ENTRIES PROVIDED
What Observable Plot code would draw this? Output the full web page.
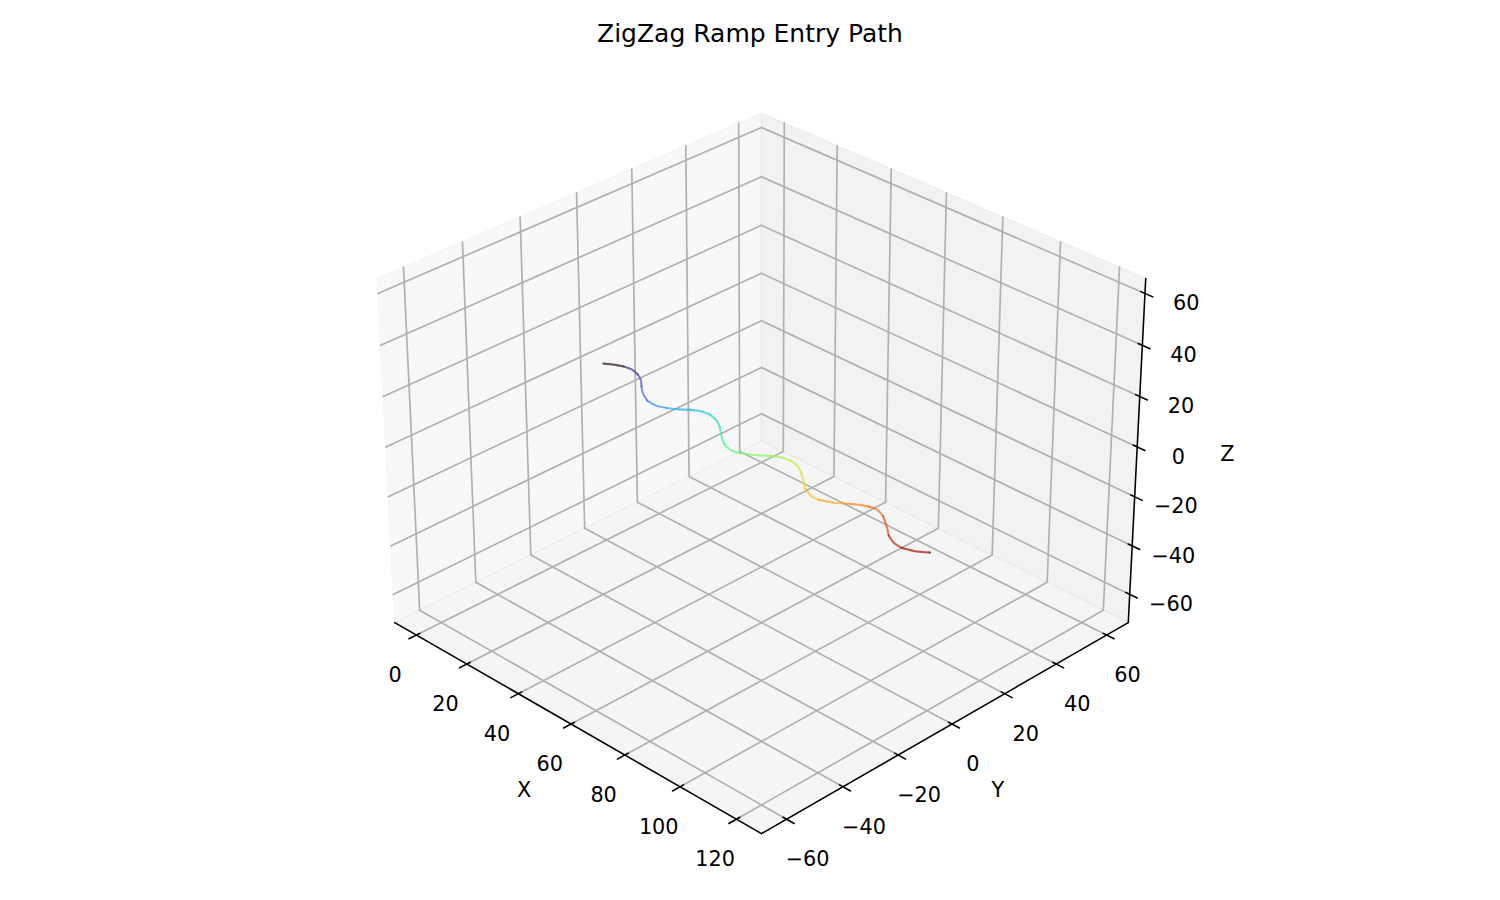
<!DOCTYPE html><html><head><meta charset="utf-8">
<script src="https://cdn.jsdelivr.net/npm/d3@7"></script>
<script src="https://cdn.jsdelivr.net/npm/@observablehq/plot@0.6"></script>
<style>body{margin:0;background:#fff}
#title{height:50px;box-sizing:border-box;padding-top:18px;text-align:center;font:25px/32px "DejaVu Sans";color:#000}
svg{display:block}</style></head><body>
<div id="title">ZigZag Ramp Entry Path</div>
<div id="chart"></div>
<script>
const pathX=[0.0,2.2,4.6,7.3,10.0,12.5,15.1,18.0,21.2,24.4,27.0,29.5,32.0,34.6,37.2,40.3,43.2,46.4,49.7,52.9,55.8,58.7,61.8,64.0,66.8,69.6,72.5,75.7,78.8,81.9,84.7,87.4,90.1,92.7,95.3,97.7,100.8,104.3,107.9,111.0,114.1,116.8,120.0];
const pathY=[0.2,2.0,3.4,3.9,3.4,2.1,-0.1,-2.3,-3.8,-3.9,-2.7,-0.9,1.6,3.3,3.8,3.0,1.4,-1.2,-3.5,-4.3,-3.5,-1.5,1.5,3.0,3.8,3.4,1.9,-0.5,-2.9,-4.1,-4.0,-2.5,-0.4,1.8,3.4,3.9,2.9,0.4,-2.5,-3.9,-4.1,-2.8,-0.3];
const pathZ=[1.7,1.5,1.3,1.1,0.8,0.6,0.4,0.2,-0.1,-0.3,-0.5,-0.7,-1.0,-1.2,-1.4,-1.6,-1.9,-2.1,-2.4,-2.7,-2.9,-3.1,-3.4,-3.6,-3.8,-4.0,-4.3,-4.5,-4.8,-5.0,-5.2,-5.5,-5.7,-5.9,-6.1,-6.3,-6.6,-6.8,-7.1,-7.4,-7.6,-7.9,-8.1];
const xTicks=[0,20,40,60,80,100,120];
const yTicks=[-60,-40,-20,0,20,40,60];
const zTicks=[-60,-40,-20,0,20,40,60];
const xLim=[-6,126], yLim=[-66,66], zLim=[-69,63];

const pad=l=>(l[1]-l[0])/48;
const [x0,x1]=[xLim[0]-pad(xLim),xLim[1]+pad(xLim)];
const [y0,y1]=[yLim[0]-pad(yLim),yLim[1]+pad(yLim)];
const [z0,z1]=[zLim[0]-pad(zLim),zLim[1]+pad(zLim)];

// matplotlib-style perspective camera: elev 30, azim -45, dist 10, box 4:4:3
const B=[1.1905,1.1905,0.8929];
const el=30*Math.PI/180, az=-45*Math.PI/180;
const W=[Math.cos(el)*Math.cos(az),Math.cos(el)*Math.sin(az),Math.sin(el)];
const U=[Math.SQRT1_2,Math.SQRT1_2,0];
const V=[W[1]*U[2]-W[2]*U[1],W[2]*U[0]-W[0]*U[2],W[0]*U[1]-W[1]*U[0]];
const dot=(a,b)=>a[0]*b[0]+a[1]*b[1]+a[2]*b[2];
function project([X,Y,Z]){
  const p=[(X-(xLim[0]+xLim[1])/2)/(xLim[1]-xLim[0])*B[0],
           (Y-(yLim[0]+yLim[1])/2)/(yLim[1]-yLim[0])*B[1],
           (Z-(zLim[0]+zLim[1])/2)/(zLim[1]-zLim[0])*B[2]];
  const d=10-dot(p,W);
  return [dot(p,U)/d,dot(p,V)/d];
}
const px=d=>project(d)[0], py=d=>project(d)[1];
const lineOf=(pts,o)=>Plot.line(pts,{x:px,y:py,...o});

const panes=[
  {pts:[[x0,y0,z0],[x0,y1,z0],[x0,y1,z1],[x0,y0,z1],[x0,y0,z0]],c:"rgb(242,242,242)"},
  {pts:[[x0,y1,z0],[x1,y1,z0],[x1,y1,z1],[x0,y1,z1],[x0,y1,z0]],c:"rgb(230,230,230)"},
  {pts:[[x0,y0,z0],[x1,y0,z0],[x1,y1,z0],[x0,y1,z0],[x0,y0,z0]],c:"rgb(236,236,236)"}
];
const grid=[
  ...xTicks.map(t=>[[t,y0,z0],[t,y1,z0],[t,y1,z1]]),
  ...yTicks.map(t=>[[x1,t,z0],[x0,t,z0],[x0,t,z1]]),
  ...zTicks.map(t=>[[x0,y0,t],[x0,y1,t],[x1,y1,t]])
];
const axes=[[[x0,y0,z0],[x1,y0,z0]],[[x1,y0,z0],[x1,y1,z0]],[[x1,y1,z0],[x1,y1,z1]]];
const tickSegs=[
  ...xTicks.map(t=>[[t,y0+1.2,z0],[t,y0-2.6,z0]]),
  ...yTicks.map(t=>[[x1-1.2,t,z0],[x1+2.6,t,z0]]),
  ...zTicks.map(t=>[[x1-1.4,y1,t],[x1+2.6,y1,t]])
];
const fmt=t=>String(t).replace("-","\u2212");
const tickText=(ticks,pos,dx,dy)=>Plot.text(ticks,{x:t=>px(pos(t)),y:t=>py(pos(t)),text:fmt,dx,dy,fontSize:20.8,fill:"#000",textAnchor:"middle"});
const labelText=(s,p,dx,dy)=>Plot.text([s],{x:()=>px(p),y:()=>py(p),text:d=>d,dx,dy,fontSize:20.8,fill:"#000",textAnchor:"middle"});

const path=pathX.map((x,i)=>({x,y:pathY[i],z:pathZ[i],band:pathX[Math.floor(i/2)*2]}));

const chart=Plot.plot({
  width:1500,height:850,margin:0,
  style:{fontFamily:"'DejaVu Sans'",background:"#fff"},
  x:{type:"linear",domain:[-0.1778,0.17266],range:[0,1500],axis:null},
  y:{type:"linear",domain:[0.09461,-0.10445],range:[0,850],axis:null},
  color:{type:"linear",scheme:"turbo",domain:[0,120]},
  marks:[
    ...panes.map(p=>lineOf(p.pts,{fill:p.c,fillOpacity:0.5,stroke:p.c,strokeOpacity:0.5,strokeWidth:1.6})),
    ...grid.map(g=>lineOf(g,{stroke:"#b0b0b0",strokeWidth:1.67})),
    ...axes.map(a=>lineOf(a,{stroke:"#000",strokeWidth:1.56})),
    ...tickSegs.map(a=>lineOf(a,{stroke:"#000",strokeWidth:1.56})),
    Plot.line(path,{x:d=>px([d.x,d.y,d.z]),y:d=>py([d.x,d.y,d.z]),z:null,stroke:d=>d.band,strokeOpacity:0.7,strokeWidth:2.08,curve:"catmull-rom"}),
    tickText(xTicks,t=>[t,y0,z0],-21.3,40.3),
    tickText(yTicks,t=>[x1,t,z0],21,40.3),
    tickText(zTicks,t=>[x1,y1,t],41.2,10),
    labelText("X",[60,y0,z0],-47,66.5),
    labelText("Y",[x1,0,z0],46,66.5),
    labelText("Z",[x1,y1,-2.5],90.6,1)
  ]
});
document.getElementById("chart").append(chart);
</script></body></html>
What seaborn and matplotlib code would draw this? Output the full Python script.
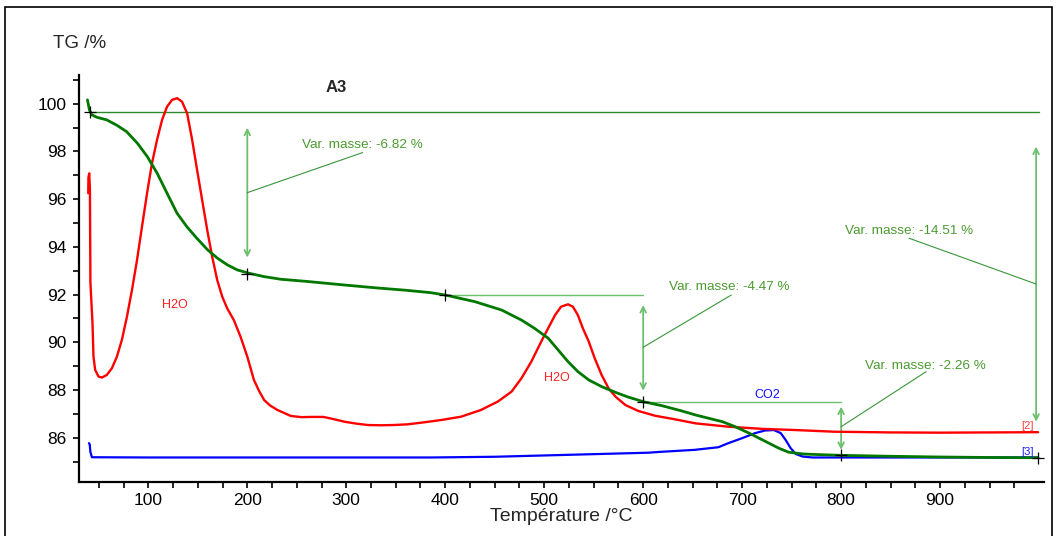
import numpy as np
import pandas as pd
import seaborn as sns
import matplotlib.pyplot as plt
from matplotlib.patches import Rectangle
from matplotlib.ticker import FixedLocator

sns.set_style('ticks')
plt.rcParams['font.family'] = ['Liberation Sans', 'DejaVu Sans']

# courbe TG (%)
temp_tg = [38.5, 40.5, 43, 48, 58, 68, 78, 89, 99, 109, 119, 129, 139, 149, 160, 170, 180, 190,
           202, 217, 234, 260, 298, 330, 360, 385, 400, 430, 457, 477, 490, 504, 514, 524, 534,
           545, 558, 572, 585, 600, 619, 639, 653, 680, 693, 707, 717, 727, 737, 747, 761, 771,
           800, 850, 900, 950, 999]
tg = [100.16, 99.74, 99.53, 99.43, 99.32, 99.1, 98.83, 98.34, 97.78, 97.08, 96.24, 95.41, 94.84,
      94.36, 93.87, 93.52, 93.24, 93.03, 92.89, 92.75, 92.64, 92.55, 92.4, 92.28, 92.18, 92.08,
      91.98, 91.7, 91.35, 90.93, 90.59, 90.17, 89.68, 89.19, 88.77, 88.42, 88.14, 87.9, 87.7,
      87.51, 87.34, 87.12, 86.95, 86.67, 86.46, 86.19, 85.98, 85.77, 85.56, 85.39, 85.32, 85.3,
      85.26, 85.22, 85.19, 85.17, 85.16]

# signal H2O (échelle du graphe)
temp_h2o = [39.3, 39.5, 40.3, 41, 41.5, 43.6, 44.6, 46.3, 49.7, 53.1, 58.1, 63.2, 68.3, 73.3,
            78.4, 83.5, 88.6, 93.6, 98.7, 103.7, 108.8, 113.9, 118.9, 124, 129.1, 134.1, 139.2,
            144.3, 149.3, 154.4, 159.5, 164.5, 169.6, 174.7, 179.7, 186.4, 193.2, 200, 206.7,
            212, 217, 223, 230.5, 244, 255, 264, 277, 287, 298, 310, 322, 335, 348, 362, 376,
            396, 416, 436, 453, 467, 477, 487, 497, 504, 511, 517, 524, 529, 534, 539, 545, 551,
            558, 565, 572, 582, 595, 612, 632, 653, 686, 720, 754, 793, 850, 900, 950, 999]
h2o = [96.25, 96.9, 97.08, 96.4, 92.5, 90.8, 89.4, 88.84, 88.56, 88.52, 88.63, 88.91, 89.4, 90.1,
       91.07, 92.19, 93.45, 94.84, 96.24, 97.5, 98.48, 99.32, 99.87, 100.16, 100.23, 100.08, 99.6,
       98.48, 97.22, 95.96, 94.71, 93.59, 92.61, 91.91, 91.42, 90.93, 90.23, 89.4, 88.42, 87.95,
       87.58, 87.35, 87.16, 86.91, 86.86, 86.87, 86.87, 86.78, 86.67, 86.59, 86.53, 86.52, 86.53,
       86.56, 86.63, 86.74, 86.88, 87.16, 87.51, 87.93, 88.49, 89.19, 90.03, 90.59, 91.14, 91.49,
       91.59, 91.49, 91.14, 90.59, 90.03, 89.33, 88.63, 88.07, 87.72, 87.37, 87.12, 86.92, 86.77,
       86.6, 86.46, 86.37, 86.32, 86.25, 86.22, 86.21, 86.22, 86.23]

# signal CO2
temp_co2 = [40, 40.8, 41.5, 43, 100, 200, 300, 386, 450, 523, 605, 619, 652, 676, 686, 700, 713,
            723, 732, 739, 744, 749, 754, 761, 771, 850, 950, 999]
co2 = [85.77, 85.72, 85.4, 85.18, 85.17, 85.17, 85.17, 85.17, 85.2, 85.28, 85.37, 85.41, 85.49,
       85.6, 85.77, 85.98, 86.19, 86.3, 86.32, 86.19, 85.9, 85.56, 85.32, 85.21, 85.17, 85.17,
       85.17, 85.17]

# points de mesure (+)
cross_t = [41, 200, 400, 600, 800, 999]
cross_v = [99.67, 92.86, 91.98, 87.51, 85.26, 85.16]

# variations de masse : (x flèche, haut, bas, texte, x texte, y texte, pied du trait, bout du trait)
steps = [
    (200, 98.99, 93.55, 'Var. masse: -6.82 %', 255, 98.26, 96.27, (316.5, 97.95)),
    (600, 91.56, 87.97, 'Var. masse: -4.47 %', 626, 92.3, 89.79, (689, 91.98)),
    (800, 87.3, 85.49, 'Var. masse: -2.26 %', 824, 89.0, 86.46, (886, 88.77)),
    (997, 98.2, 86.67, 'Var. masse: -14.51 %', 804, 94.68, 92.44, (868.6, 94.36)),
]
# paliers horizontaux
shelves = [(40, 1000, 99.67), (400, 600, 91.98), (600, 800, 87.51)]

dark_green = '#007800'
light_green = '#6cbf6c'
text_green = '#4a9a30'

fig = plt.figure(figsize=(10.58, 5.36), dpi=100)
ax = fig.add_axes([0.0747, 0.1002, 0.9121, 0.7598])

# cadre extérieur
fig.patches.append(Rectangle((5 / 1058, -0.02), 1047 / 1058, 1.007, transform=fig.transFigure,
                             fill=False, edgecolor='black', lw=1.2))

for i, (x0, x1, y) in enumerate(shelves):
    ax.plot([x0, x1], [y, y], color='#2a8a2a' if i == 0 else light_green, lw=1.0, zorder=1)

for xa, top, bot, label, xt, yt, yfoot, tip in steps:
    ax.annotate('', xy=(xa, bot), xytext=(xa, top),
                arrowprops=dict(arrowstyle='<->', color=light_green, lw=1.3,
                                shrinkA=0, shrinkB=0, mutation_scale=10), zorder=1)
    ax.plot([xa, tip[0]], [yfoot, tip[1]], color='#3a963a', lw=0.8, zorder=1)
    ax.text(xt, yt, label, color=text_green, fontsize=9.7, ha='left', va='center')

sns.lineplot(x=temp_co2, y=co2, sort=False, estimator=None, color='#0000ff', lw=1.6, ax=ax)
sns.lineplot(x=temp_h2o, y=h2o, sort=False, estimator=None, color='#ff0000', lw=1.7, ax=ax)
sns.lineplot(x=temp_tg, y=tg, sort=False, estimator=None, color=dark_green, lw=2.0, ax=ax)
ax.plot(cross_t, cross_v, ls='none', marker='+', ms=8, mew=0.9, color='black', zorder=5)

ax.text(114, 91.55, 'H2O', color='#ff2020', fontsize=9, ha='left', va='center')
ax.text(500, 88.5, 'H2O', color='#ff2020', fontsize=9, ha='left', va='center')
ax.text(712, 87.8, 'CO2', color='#1010ff', fontsize=9, ha='left', va='center')
ax.text(982, 86.5, '[2]', color='#ff4040', fontsize=8, ha='left', va='center')
ax.text(982, 85.42, '[3]', color='#2020ff', fontsize=8, ha='left', va='center')
ax.text(289.5, 100.66, 'A3', fontsize=12, fontweight='bold', ha='center', va='center')

ax.set_xlim(30, 1005)
ax.set_ylim(84.13, 101.2)
ax.xaxis.set_major_locator(FixedLocator(list(range(100, 1000, 100))))
ax.xaxis.set_minor_locator(FixedLocator([t for t in range(50, 1000, 25) if t % 100]))
ax.yaxis.set_major_locator(FixedLocator(list(range(86, 101, 2))))
ax.yaxis.set_minor_locator(FixedLocator(list(range(85, 102, 2))))
ax.tick_params(which='both', direction='out', length=4, width=1.2, colors='black',
               labelsize=12.5)
ax.tick_params(axis='x', pad=4)
ax.tick_params(axis='y', pad=5)
sns.despine(ax=ax)
for s in ['left', 'bottom']:
    ax.spines[s].set_linewidth(1.6)
    ax.spines[s].set_color('black')

ax.set_xlabel('Température /°C', fontsize=14, labelpad=0)
ax.set_ylabel('')
fig.text(53 / 1058, 1 - 44 / 536, 'TG /%', fontsize=13.5, ha='left', va='center')

fig.savefig('out.png', dpi=100)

TO BE DONE
Only the lines from the one bearing "What seaborn and" to the one bearing "85.26, 85.22, 85.19, 85.17, 85.16]", both included, should be restated word for word, with pictures left out.

EXERCISE SOLUTION
What seaborn and matplotlib code would draw this? Output the full Python script.
import numpy as np
import pandas as pd
import seaborn as sns
import matplotlib.pyplot as plt
from matplotlib.patches import Rectangle
from matplotlib.ticker import FixedLocator

sns.set_style('ticks')
plt.rcParams['font.family'] = ['Liberation Sans', 'DejaVu Sans']

# courbe TG (%)
temp_tg = [38.5, 40.5, 43, 48, 58, 68, 78, 89, 99, 109, 119, 129, 139, 149, 160, 170, 180, 190,
           202, 217, 234, 260, 298, 330, 360, 385, 400, 430, 457, 477, 490, 504, 514, 524, 534,
           545, 558, 572, 585, 600, 619, 639, 653, 680, 693, 707, 717, 727, 737, 747, 761, 771,
           800, 850, 900, 950, 999]
tg = [100.16, 99.74, 99.53, 99.43, 99.32, 99.1, 98.83, 98.34, 97.78, 97.08, 96.24, 95.41, 94.84,
      94.36, 93.87, 93.52, 93.24, 93.03, 92.89, 92.75, 92.64, 92.55, 92.4, 92.28, 92.18, 92.08,
      91.98, 91.7, 91.35, 90.93, 90.59, 90.17, 89.68, 89.19, 88.77, 88.42, 88.14, 87.9, 87.7,
      87.51, 87.34, 87.12, 86.95, 86.67, 86.46, 86.19, 85.98, 85.77, 85.56, 85.39, 85.32, 85.3,
      85.26, 85.22, 85.19, 85.17, 85.16]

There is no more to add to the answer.